Si les élus coûtent trop cher et dépensent trop pour équiper le pays, il faut en supprimer la moitié. C'est ce que vous faites. Pourquoi pas davantage ? Pourquoi ne pas diviser leur nombre par trois ou quatre ? Pourquoi ne pas garder simplement les élus de quelques grandes métropoles et gérer le reste avec les préfets de région, qui remplaceraient – comme c'est déjà le cas dans bien des domaines – les présidents de région et de conseil général ?
On croyait que la décentralisation allait dans le sens de l'histoire. Le général de Gaulle et le président Mitterrand, pour une fois d'accord, partageaient cette idée : pour se faire, la France a eu besoin de centralisation pendant les siècles ; pour ne pas se défaire, elle a maintenant besoin de décentralisation.
Au XVIIe siècle, la France s'est rendue célèbre par sa civilisation des jardins. Elle a aussi le même culte de l'harmonie dans ce que l'on pourrait appeler l'aménagement du territoire à la française. La création du conseiller territorial fleure bon l'Ancien Régime. Paris et Versailles géraient les territoires de province et les colonies grâce aux gouverneurs, appelés préfets de région de nos jours.
Le conseiller territorial – c'est lui l'OVNI, monsieur le secrétaire d'État – sera comme la chauve-souris de La Fontaine : tantôt souris tantôt oiseau, tantôt conseiller régional tantôt conseiller général ; il ne sera finalement ni l'un ni l'autre.
Il viendra à la région, une fois de temps en temps, observer le marché aux subventions, puis repartira avec son cabas plus ou moins plein. Il aura été un peu ennuyé de quitter son canton pour une assemblée inconnue mais peuplée. En région Provence-Alpes-Côte d'Azur, par exemple, il faudra un grand hémicycle à la chinoise pour accueillir 224 élus !

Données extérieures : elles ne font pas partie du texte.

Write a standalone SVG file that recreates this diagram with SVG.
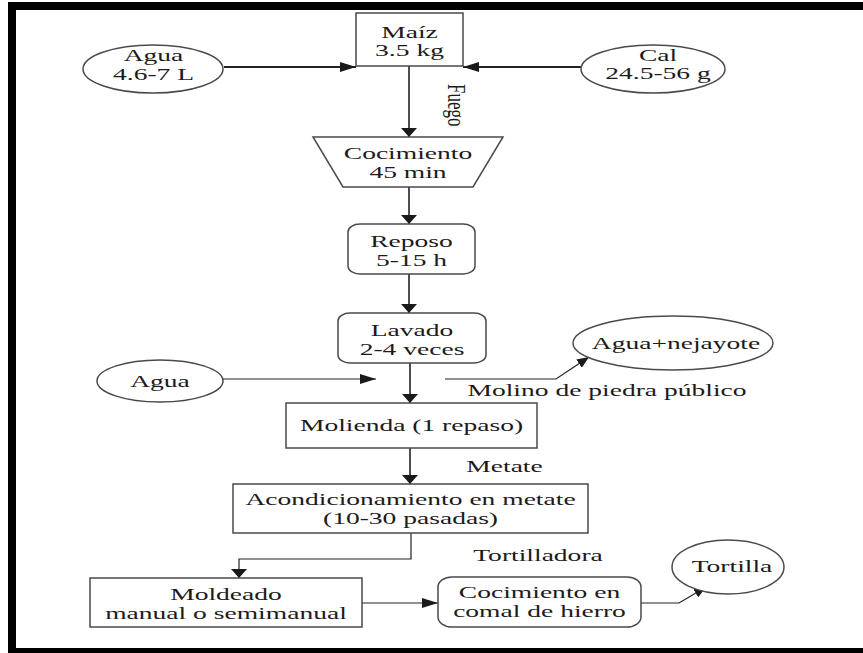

Alors que nous allons fêter l'union de Nice et de la France, je trouve la situation assez paradoxale : nous allons donner aux métropoles Nice-Côte-d'Azur – dont on voit bien les ambitions – et Marseille-Provence la possibilité de faire sécession. Ce serait le comble – je le dis avec beaucoup de tristesse – que deux régions se créent et que Nice entre en sécession et se sépare de la Provence, en cette année où nous fêtons son rattachement à la France. (Exclamations sur plusieurs bancs du groupe UMP.)
En tout cas, le Gouvernement a bien choisi son moment pour détruire l'édifice républicain de la démocratie de proximité. À l'époque où la mondialisation fait passer les souverainetés nationales sous la loi des grandes compagnies financières internationales, faisant ainsi mentir les proclamations de nos constitutions sur la souveraineté de la nation, les peuples souffrent non seulement des disciplines inhumaines que la crise financière leur impose – à eux et à leurs gouvernements – mais aussi d'un malaise dû à la déshumanisation de la société.
Votre Gouvernement devrait se rendre compte qu'on ne remplace pas sans dégât social et sans violence un être humain – par exemple un fonctionnaire ou un élu local de proximité – par une borne, un écran d'Internet ou un répondeur téléphonique.